Rousseau - when philosophy ignores reality
Jean Jacques Rousseau, who was born on June 28th, 1712, holds the rare distinction of espousing a particularly unpleasant philosophy, while simultaneously contriving to be a particularly unpleasant person. Samuel Johnson described him as “one of the worst of men; a rascal, who ought to be hunted out of society, as he has been." Edmund Burke thought he was possessed of vanity “to a degree little short of madness.” He even managed to fall out with David Hume, as he did with everyone who befriended him. He was increasingly prone to bouts of paranoia.

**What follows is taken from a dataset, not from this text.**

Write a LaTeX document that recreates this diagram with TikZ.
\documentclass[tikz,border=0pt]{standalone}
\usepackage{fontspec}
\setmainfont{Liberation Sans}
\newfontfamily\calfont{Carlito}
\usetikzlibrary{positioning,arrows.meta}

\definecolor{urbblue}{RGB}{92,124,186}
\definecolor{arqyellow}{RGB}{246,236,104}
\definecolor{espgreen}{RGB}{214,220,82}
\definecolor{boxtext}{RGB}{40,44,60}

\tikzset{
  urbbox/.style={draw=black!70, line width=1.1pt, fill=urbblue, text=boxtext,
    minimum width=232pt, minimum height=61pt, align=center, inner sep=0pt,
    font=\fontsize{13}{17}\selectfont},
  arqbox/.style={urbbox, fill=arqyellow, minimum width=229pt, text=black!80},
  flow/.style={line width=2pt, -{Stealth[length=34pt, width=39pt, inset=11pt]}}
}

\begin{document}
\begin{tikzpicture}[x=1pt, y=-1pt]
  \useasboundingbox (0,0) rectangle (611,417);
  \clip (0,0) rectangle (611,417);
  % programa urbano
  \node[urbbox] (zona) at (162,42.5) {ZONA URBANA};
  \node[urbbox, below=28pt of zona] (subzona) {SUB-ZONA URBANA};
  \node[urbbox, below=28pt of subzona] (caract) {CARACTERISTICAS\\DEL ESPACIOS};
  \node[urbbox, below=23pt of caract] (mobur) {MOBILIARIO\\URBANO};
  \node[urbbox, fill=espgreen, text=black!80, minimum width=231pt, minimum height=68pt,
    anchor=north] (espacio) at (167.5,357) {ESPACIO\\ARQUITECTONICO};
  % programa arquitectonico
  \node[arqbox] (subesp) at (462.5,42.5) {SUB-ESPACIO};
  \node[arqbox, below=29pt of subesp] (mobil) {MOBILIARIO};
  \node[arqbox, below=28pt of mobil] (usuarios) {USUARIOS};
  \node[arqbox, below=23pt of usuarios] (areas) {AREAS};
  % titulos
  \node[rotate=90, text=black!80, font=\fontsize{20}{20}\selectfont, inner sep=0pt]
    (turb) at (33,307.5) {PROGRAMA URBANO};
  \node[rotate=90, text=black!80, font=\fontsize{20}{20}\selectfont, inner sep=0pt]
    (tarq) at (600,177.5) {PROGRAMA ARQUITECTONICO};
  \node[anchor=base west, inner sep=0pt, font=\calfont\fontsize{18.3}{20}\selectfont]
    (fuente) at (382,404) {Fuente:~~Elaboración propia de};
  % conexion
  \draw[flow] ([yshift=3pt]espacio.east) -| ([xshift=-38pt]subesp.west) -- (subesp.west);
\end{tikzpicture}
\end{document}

He took the view that people in a state of nature were naturally good (“noble savages”), but were corrupted by civil society. Progress in the arts and sciences eroded virtue and morality, he said. Before society, he taught, men were naturally free and peaceable to others. But then agriculture and early manufactures enabled people to store value, bringing private property, inequality, and the vices that he thought accompanied them, vices such as idleness, luxury and vanity.
Voltaire thought that this amounted to asking his readers “to walk on all fours” like a savage. Rousseau seemed to have no concept that primitive tribes routinely made war on each other, as did their simian predecessors, and that it was the evolution of society that brought the civilized values. Rousseau’s book, “The Social Contract” (1762), pointed to a tension between the freedom of individuals and the “general will” for the good of society. Those who did not obey the latter must be “forced to be free.” “Man is born free,” he wrote, “but lies everywhere in chains.”

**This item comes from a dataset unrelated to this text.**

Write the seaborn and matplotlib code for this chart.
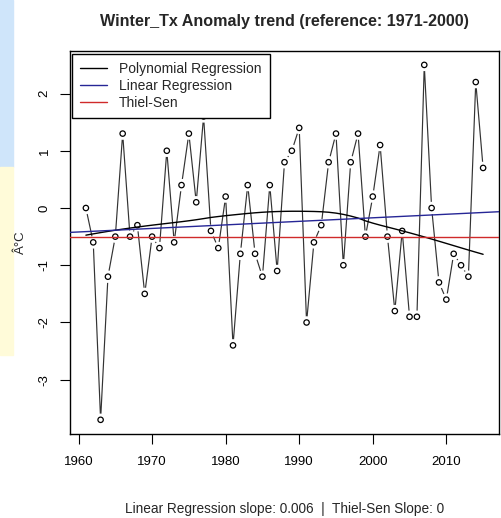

Rousseau was very influential. Although he coincided with the Enlightenment, he was really anti-Enlightenment in opposing most of its values. He might even be classed as an early Romantic. The later French revolutionaries drew inspiration from his work as they set about the destruction of their society and its replacement by a theoretical one they had dreamed up to replace it. Karl Marx later acknowledged his influence.

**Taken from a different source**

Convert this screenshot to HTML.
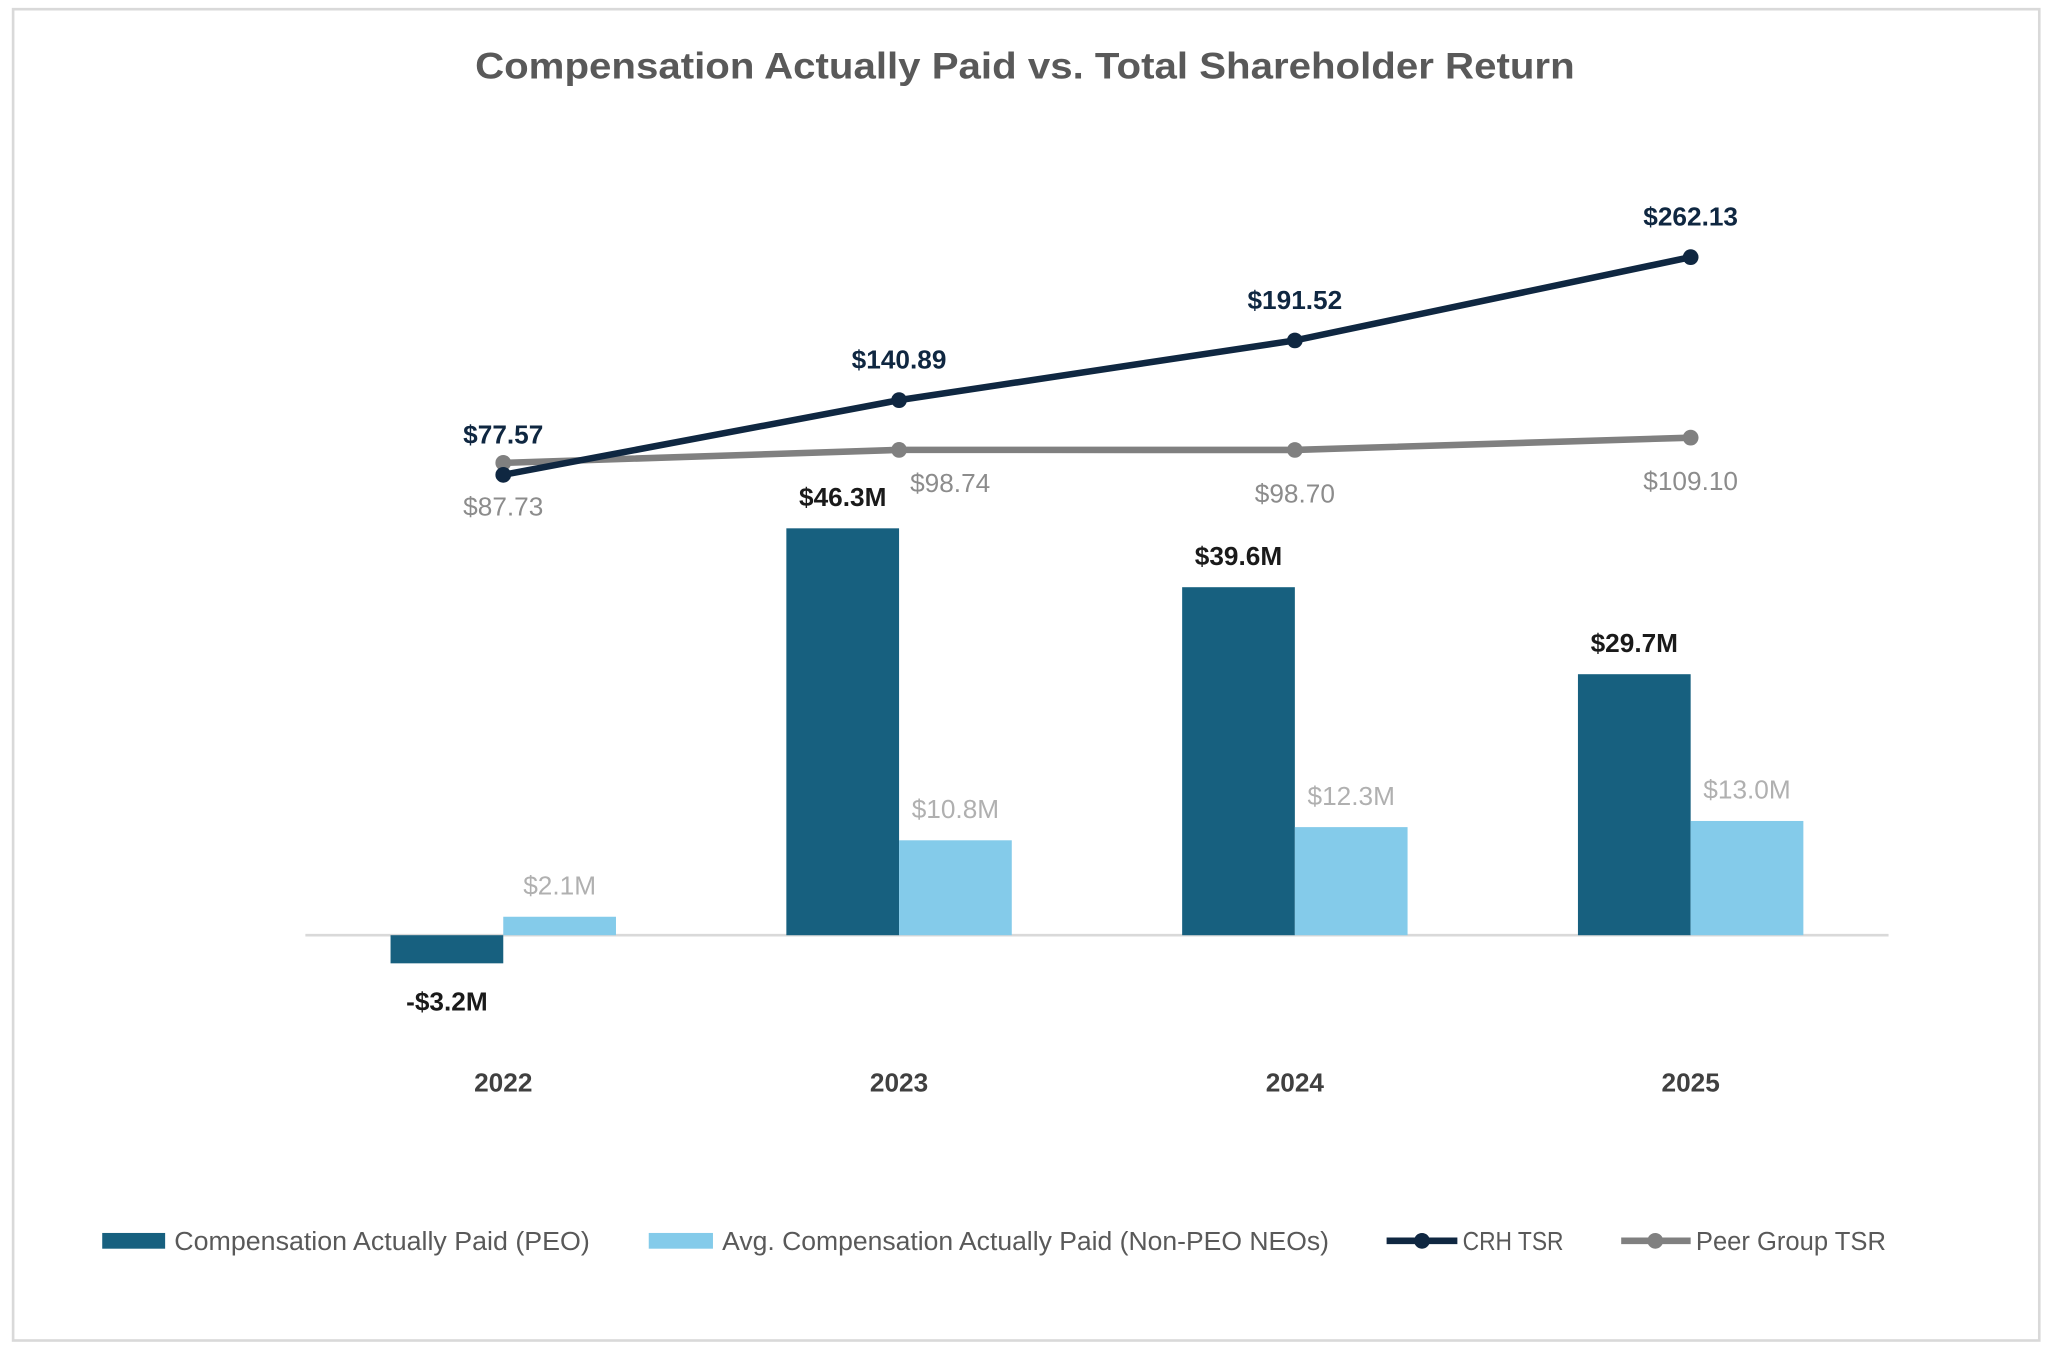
<!DOCTYPE html>
<html><head><meta charset="utf-8"><style>
html,body{margin:0;padding:0;background:#fff;}
svg{display:block;font-family:"Liberation Sans",Arial,sans-serif;}
</style></head><body>
<svg id="chart" width="2055" height="1351" viewBox="0 0 1568 1030" preserveAspectRatio="none" xmlns="http://www.w3.org/2000/svg">
<rect x="10" y="7" width="1546" height="1015" fill="#fff" stroke="#d9d9d9" stroke-width="2"/>
<text x="782" y="60" text-anchor="middle" font-size="28" font-weight="bold" fill="#595959" textLength="839" lengthAdjust="spacingAndGlyphs">Compensation Actually Paid vs. Total Shareholder Return</text>
<line x1="233" y1="713" x2="1441" y2="713" stroke="#d9d9d9" stroke-width="2"/>
<g id="bars"></g><g id="lines"></g><g id="labels"></g>
<g font-size="20" fill="#595959">
<rect x="78" y="940" width="48" height="12" fill="#17607f"/>
<text x="133" y="953" textLength="317" lengthAdjust="spacingAndGlyphs">Compensation Actually Paid (PEO)</text>
<rect x="495" y="940" width="49" height="12" fill="#84cbea"/>
<text x="551" y="953" textLength="463" lengthAdjust="spacingAndGlyphs">Avg. Compensation Actually Paid (Non-PEO NEOs)</text>
<line x1="1058" y1="946" x2="1112" y2="946" stroke="#0f2741" stroke-width="5"/>
<circle cx="1085" cy="946" r="6" fill="#0f2741"/>
<text x="1116" y="953" textLength="77" lengthAdjust="spacingAndGlyphs">CRH TSR</text>
<line x1="1237" y1="946" x2="1290" y2="946" stroke="#808080" stroke-width="5"/>
<circle cx="1263" cy="946" r="6" fill="#808080"/>
<text x="1294" y="953" textLength="145" lengthAdjust="spacingAndGlyphs">Peer Group TSR</text>
</g>
</svg>
<script>
const years = ["2022","2023","2024","2025"];
const peoValues = [-3.2, 46.3, 39.6, 29.7];
const nonPeoValues = [2.1, 10.8, 12.3, 13.0];
const crhTsr = [77.57, 140.89, 191.52, 262.13];
const peerTsr = [87.73, 98.74, 98.70, 109.10];

const NS="http://www.w3.org/2000/svg";
const xC = i => 384 + i*302;
const yBar = v => 713 - v*6.70;
const yTsr = v => 431.8 - v*0.8994;
const BW = 86;
function mk(tag, attrs, parent, txt){
  const e=document.createElementNS(NS,tag);
  for(const k in attrs) e.setAttribute(k,attrs[k]);
  if(txt!==undefined) e.textContent=txt;
  document.getElementById(parent).appendChild(e);
  return e;
}
const money = v => (v<0?"-$":"$")+Math.abs(v).toFixed(1)+"M";
years.forEach((y,i)=>{
  const c=xC(i);
  const p=peoValues[i];
  let r=mk('rect',{x:c-BW,y:Math.min(yBar(p),713),width:BW,height:Math.abs(yBar(p)-713),fill:'#17607f'},'bars');
  
  
  const n=nonPeoValues[i];
  r=mk('rect',{x:c,y:Math.min(yBar(n),713),width:BW,height:Math.abs(yBar(n)-713),fill:'#84cbea'},'bars');
  
  
  let t=mk('text',{x:c-BW/2,y:p<0?yBar(p)+36:yBar(p)-17,'text-anchor':'middle','font-size':20,'font-weight':'bold',fill:'#1a1a1a'},'labels',money(p));
  
  
  t=mk('text',{x:c+BW/2,y:yBar(n)-17,'text-anchor':'middle','font-size':20,fill:'#b0b0b0'},'labels',money(n));
  
  
  t=mk('text',{x:c,y:832,'text-anchor':'middle','font-size':20,'font-weight':'bold',fill:'#404040'},'labels',y);
  
  
});
function series(vals,color,name,labelColor,bold,below){
  const pts=vals.map((v,i)=>xC(i)+','+yTsr(v)).join(' ');
  const pl=mk('polyline',{points:pts,fill:'none',stroke:color,'stroke-width':5},'lines');
  
  
  vals.forEach((v,i)=>{
    const d=mk('circle',{cx:xC(i),cy:yTsr(v),r:6,fill:color},'lines');
    
    
    let dx=0, dy=below?40:-24;
    if(below && i===1){dx=39;dy=32;}
    const t=mk('text',{x:xC(i)+dx,y:yTsr(v)+dy,'text-anchor':'middle','font-size':20,'font-weight':bold?'bold':'normal',fill:labelColor},'labels','$'+v.toFixed(2));
    
    
  });
}
series(peerTsr,'#808080','peer-tsr','#8c8c8c',false,true);
series(crhTsr,'#0f2741','crh-tsr','#0f2741',true,false);
</script>
</body></html>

Rousseau’s ideal society might be imagined by the fact that he praised Sparta for banning art and literature to concentrate on military prowess, while denouncing Athens for its artistry and intellect.
His book, “Emile” (1762), was influential in education, favouring “natural development” in which a boy would be allowed to live like a natural animal until the age of 12, when he developed reason, and should be taught a skill when aged 16. Rousseau abandoned his own children to an orphanage, however.
Obviously, Rousseau has been favoured by those who despise what society has engendered, and who wish to remake it according to their own vision of a better one. To others, though, his ideas seem fanciful, impractical, and scientifically illiterate, and many think the world would have been better had he never been in it.